Profiling and performance analysis.

  • Matthew Pickering is working on a GHC live monitoring implementation under contract from Hasura.
  • tems: Catch up with Matt for the status and identify if there is anything we can do to help. This was originally on the interim Tech agenda, and we may not have much to do with respect to project management here.
  • HF could serve a role here aggregating a list of existing profiling tools and putting them all in one bundle.
  • Define best practices and bless certain tooling
  • Work with people to put out content showing how to use them appropriately
  • RTS telemetry how-tos, general benchmarking tutorials etc

GHC Compilation.

  • It’s not possible to get this done in the specified time frame, however, we can address useful things in this area:

  • A GHC “State of the Compilation” Report

  • An eye towards fixing compilation problems in GHC.

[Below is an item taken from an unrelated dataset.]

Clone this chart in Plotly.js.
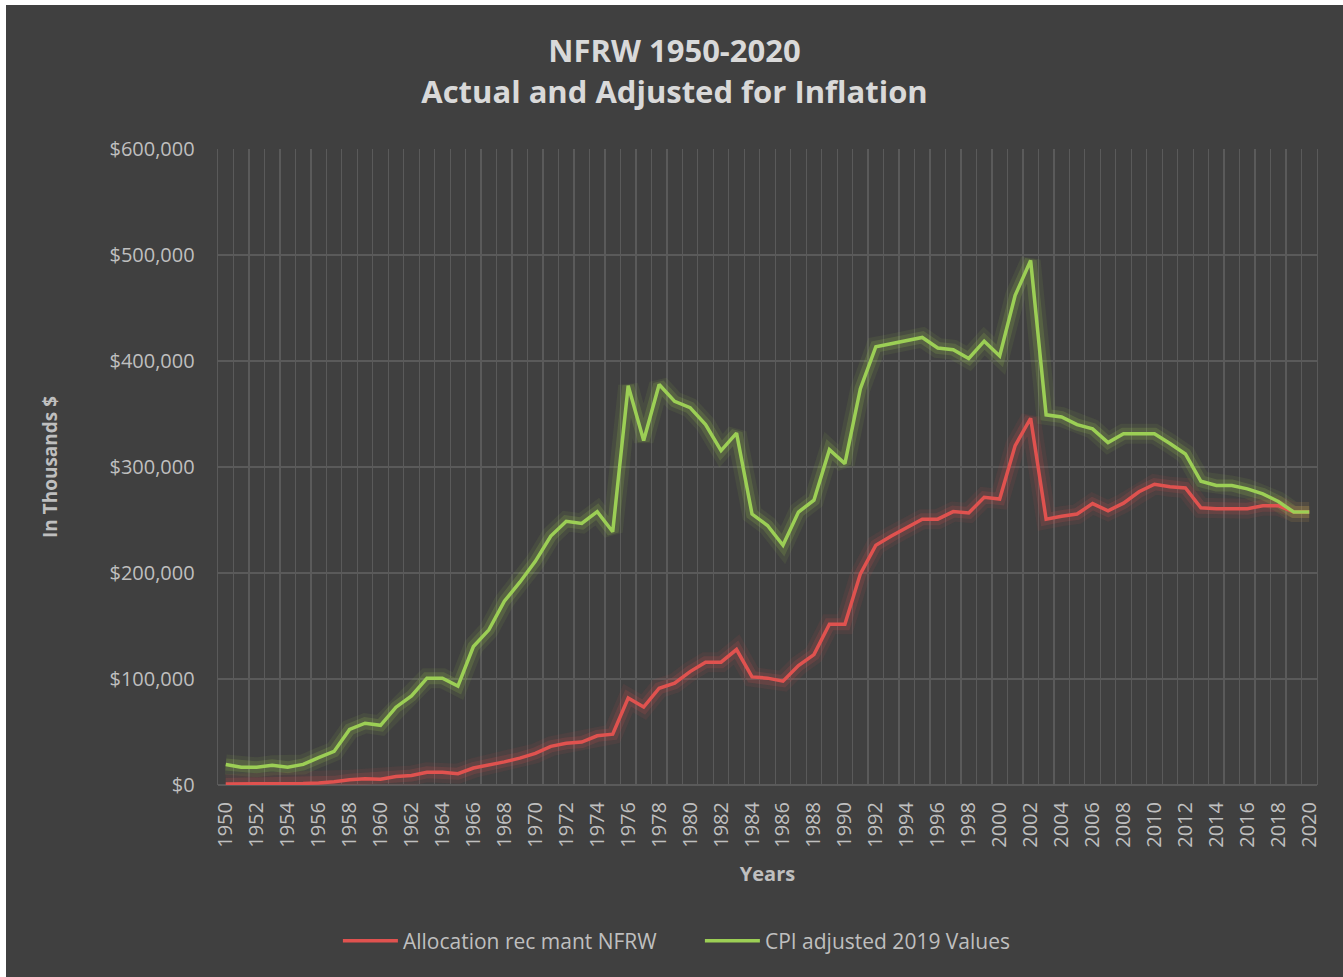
<!DOCTYPE html>
<html>
<head>
<meta charset="utf-8">
<script src="https://cdn.plot.ly/plotly-3.0.1.min.js"></script>
<style>
  html, body { margin: 0; padding: 0; background: #ffffff; width: 1343px; height: 977px; overflow: hidden; }
  #chart { position: absolute; left: 6px; top: 5px; width: 1337px; height: 972px; }
</style>
</head>
<body>
<div id="chart"></div>
<script>
const years = [];
for (let y = 1950; y <= 2020; y++) years.push(y);

const allocation = [
  1000, 1000, 1000, 1000, 1000, 1500, 2000, 3000, 5000, 6000,
  5500, 8000, 9000, 12000, 12000, 10700, 16000, 18700, 21800, 25400,
  29800, 36500, 39300, 40500, 46400, 48000, 82000, 73500, 91300, 96000,
  107000, 115900, 115900, 127800, 102000, 100800, 98000, 112700, 123000, 151600,
  151600, 199200, 226200, 234900, 242900, 250800, 250800, 257900, 256700, 271400,
  269800, 320200, 346000, 250800, 253600, 255600, 265500, 258700, 265900, 276600,
  283700, 281300, 280200, 261500, 260700, 260700, 260700, 263500, 263500, 257500,
  257500
];

const cpiAdjusted = [
  19400, 16700, 16700, 18600, 16700, 19400, 25800, 31700, 52400, 58300,
  56300, 73400, 84100, 100800, 100800, 93300, 130600, 146400, 173400, 191300,
  211000, 234900, 248800, 246800, 257900, 238900, 376600, 325000, 377800, 361900,
  356000, 340000, 315500, 332000, 255600, 244800, 226200, 257500, 268700, 316300,
  303200, 373800, 413500, 416300, 418700, 422200, 412300, 410700, 402400, 418700,
  404800, 461900, 494800, 349200, 347200, 340000, 336000, 323000, 331300, 331300,
  331300, 322200, 312300, 286500, 282500, 282500, 279400, 274600, 267500, 257500,
  257500
];

const seriesNames = ["Allocation rec mant NFRW", "CPI adjusted 2019 Values"];
const yTickVals = [0, 100000, 200000, 300000, 400000, 500000, 600000];
const yTickText = ["$0", "$100,000", "$200,000", "$300,000", "$400,000", "$500,000", "$600,000"];

const RED = "#e0524f";
const GREEN = "#9ccf55";

function glow(y, rgb, w, a) {
  return {
    x: years, y: y, type: "scatter", mode: "lines",
    line: { color: "rgba(" + rgb + "," + a + ")", width: w, shape: "linear" },
    hoverinfo: "skip", showlegend: false
  };
}

const traces = [
  glow(allocation, "224,82,79", 20, 0.08),
  glow(allocation, "224,82,79", 12, 0.16),
  glow(cpiAdjusted, "170,215,80", 20, 0.08),
  glow(cpiAdjusted, "170,215,80", 12, 0.16),
  {
    x: years, y: allocation, name: seriesNames[0], type: "scatter", mode: "lines",
    line: { color: RED, width: 3.5 }
  },
  {
    x: years, y: cpiAdjusted, name: seriesNames[1], type: "scatter", mode: "lines",
    line: { color: GREEN, width: 3.5 }
  }
];

const txt = "#bfbfbf";
const grid = "#5a5a5a";
const layout = {
  width: 1337, height: 972,
  paper_bgcolor: "#404040",
  plot_bgcolor: "#404040",
  font: { family: "Open Sans, sans-serif", color: txt, size: 18 },
  margin: { l: 212, r: 26, t: 144, b: 192 },
  title: {
    text: "<b>NFRW 1950-2020<br>Actual and Adjusted for Inflation</b>",
    font: { size: 31, color: "#d9d9d9", family: "Open Sans, sans-serif" },
    x: 0.5, xanchor: "center", xref: "container",
    y: 0.941, yanchor: "middle", yref: "container"
  },
  xaxis: {
    type: "linear",
    range: [1949.5, 2020.5],
    tickmode: "linear", tick0: 1950, dtick: 2,
    tickangle: -90,
    tickfont: { size: 20, color: txt },
    ticklabelstandoff: 12,
    showgrid: false,
    zeroline: false,
    showline: false,
    ticks: "",
    minor: { tickmode: "linear", tick0: 1949.5, dtick: 1, showgrid: true, gridcolor: grid, gridwidth: 1.3, ticks: "" },
    title: { text: "<b>Years</b>", font: { size: 20, color: txt }, standoff: 20 },
    automargin: false
  },
  yaxis: {
    range: [0, 600000],
    tickvals: yTickVals, ticktext: yTickText,
    tickfont: { size: 20, color: txt },
    ticklabelstandoff: 18,
    showgrid: true, gridcolor: grid, gridwidth: 1.3,
    zeroline: true, zerolinecolor: grid, zerolinewidth: 1.3,
    showline: true, mirror: true, linecolor: grid, linewidth: 1.3,
    ticks: "", ticklen: 0,
    title: { text: "<b>In Thousands $</b>", font: { size: 19, color: txt }, standoff: 46 },
    automargin: false
  },
  showlegend: true,
  legend: {
    orientation: "h",
    xref: "container", x: 0.519, xanchor: "center",
    yref: "container", y: 0.037, yanchor: "middle",
    font: { size: 21, color: txt },
    bgcolor: "rgba(0,0,0,0)",
    itemwidth: 55,
    entrywidth: 292
  }
};

Plotly.newPlot("chart", traces, layout, { displayModeBar: false, staticPlot: true });
</script>
</body>
</html>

  • A service we can provide for the community:

    • A list of tickets, who’s working on what, and how to find them
    • Be on top of this and provide a State of the Slow Compilation status.
    • Level set expectations and timelines, provide info for fundraising + industry.

Industry and the community can understand what’s needed and either fund these or help us to manage them.

Core libraries/base

What can we do to push utf-8 text forward for Haskell? Is it doable within the 6 month time frame?

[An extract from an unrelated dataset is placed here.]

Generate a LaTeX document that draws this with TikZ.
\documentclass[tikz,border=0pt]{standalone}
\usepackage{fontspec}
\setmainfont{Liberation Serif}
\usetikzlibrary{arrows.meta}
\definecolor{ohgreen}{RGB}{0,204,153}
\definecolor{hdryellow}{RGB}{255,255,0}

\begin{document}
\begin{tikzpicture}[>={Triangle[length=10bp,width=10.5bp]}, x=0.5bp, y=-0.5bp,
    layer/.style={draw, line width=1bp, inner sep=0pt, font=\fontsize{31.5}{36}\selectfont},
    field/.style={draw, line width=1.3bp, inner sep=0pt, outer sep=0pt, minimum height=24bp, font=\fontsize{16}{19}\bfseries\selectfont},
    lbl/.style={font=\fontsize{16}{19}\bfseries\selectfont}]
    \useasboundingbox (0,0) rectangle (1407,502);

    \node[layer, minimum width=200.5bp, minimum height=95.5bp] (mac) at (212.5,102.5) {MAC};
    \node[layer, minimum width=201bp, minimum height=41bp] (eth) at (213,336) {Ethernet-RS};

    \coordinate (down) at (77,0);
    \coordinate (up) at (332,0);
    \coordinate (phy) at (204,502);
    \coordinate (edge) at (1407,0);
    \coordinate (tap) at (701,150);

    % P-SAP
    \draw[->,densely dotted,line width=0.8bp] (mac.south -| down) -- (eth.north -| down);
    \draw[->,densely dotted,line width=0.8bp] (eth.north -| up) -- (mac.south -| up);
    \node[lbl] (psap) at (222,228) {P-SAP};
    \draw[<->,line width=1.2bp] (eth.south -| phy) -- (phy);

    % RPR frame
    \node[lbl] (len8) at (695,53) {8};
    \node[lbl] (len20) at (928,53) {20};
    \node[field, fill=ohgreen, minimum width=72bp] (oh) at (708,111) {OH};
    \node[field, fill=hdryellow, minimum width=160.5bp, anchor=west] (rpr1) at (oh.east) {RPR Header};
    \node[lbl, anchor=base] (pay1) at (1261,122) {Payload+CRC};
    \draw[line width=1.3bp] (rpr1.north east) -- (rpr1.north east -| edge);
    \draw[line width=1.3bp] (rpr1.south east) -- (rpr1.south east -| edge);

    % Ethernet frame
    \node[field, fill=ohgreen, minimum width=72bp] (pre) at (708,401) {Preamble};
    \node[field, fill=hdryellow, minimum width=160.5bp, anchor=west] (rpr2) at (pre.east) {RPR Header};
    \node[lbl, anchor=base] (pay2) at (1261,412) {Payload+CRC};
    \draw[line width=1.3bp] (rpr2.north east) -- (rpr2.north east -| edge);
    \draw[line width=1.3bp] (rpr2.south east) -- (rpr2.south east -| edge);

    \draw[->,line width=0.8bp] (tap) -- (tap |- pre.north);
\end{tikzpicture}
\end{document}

Relevant point: If we use Backpack, we should focus on Backpack first, and then on text.

  • Roadmap Backpack first.
  • Needs maintainers + clc oversight for Text
  • Chessai recently put out a call for new text maintainers
  • Backpack in Stack
  • Cabal has support for backpack (albeit not entirely complete) (see: https://github.com/haskell/cabal/issues/7290)
  • We would like to treat Stack as a first-class tool.
  • Contract with someone or provide project scoping?

The “String Situation”

  • Backpack strings (after all this time)
  • Integrate Text in base to facilitate the transition
  • Blessed alternative prelude minus the partiality, and provide a more coherent “batteries-included” experience shipped with GHC.
  • Develop criteria for what a good prelude hits.
  • Involve existing authors
  • Provide a roadmap
  • UTF8-backed Text
  • A more comprehensive and better documented string conversion story
  • There is a GHC issue that is holding us back in general for some Backpack stuff.
6 Likes

Blessed editor + lsp server combination.
VS Code + HLS seems to be the most sensible way nowadays for beginners

Sorry to be pedantic, but I think blessing a proprietary editor would be the wrong choice. Basic Haskell tooling has always been FOSS, (for good reasons which I won’t reiterate here), and it’d be sad to set a precedent of recommending non-free tools.

VS Code’s marketing is quite deceptive in this sense: it looks like you’ll be using freedom-respecting software (quoting from their website, «Free and built on open source») when in fact you won’t. Or at least it was for me: I fell for it until my distro notified me that I was about to install an non-free program.

If we want to stay in the VSCode family of editors, a more ethical recommendation could be VSCodium.

9 Likes

@fgaz The wording was indeed unfortunate. Our idea was to put VS Code + HLS as a first-class choice, rather than the first-class choice.

2 Likes

Agree, In my opinion VSCodium should be at least mentioned in docs, close to VSCode
We dont have automated the publish though, see: https://github.com/haskell/vscode-haskell/issues/250
It is almost done, blocked in setting the secret key in the repo, afaik.

3 Likes

@fgaz Thanks for raising that point, and I think @Kleidukos added the necessary clarification. I agree with them: VSCode is not the but rather, a solution.

@jneira Yes, we’ll mention it close by anything we say with respect to VSCode.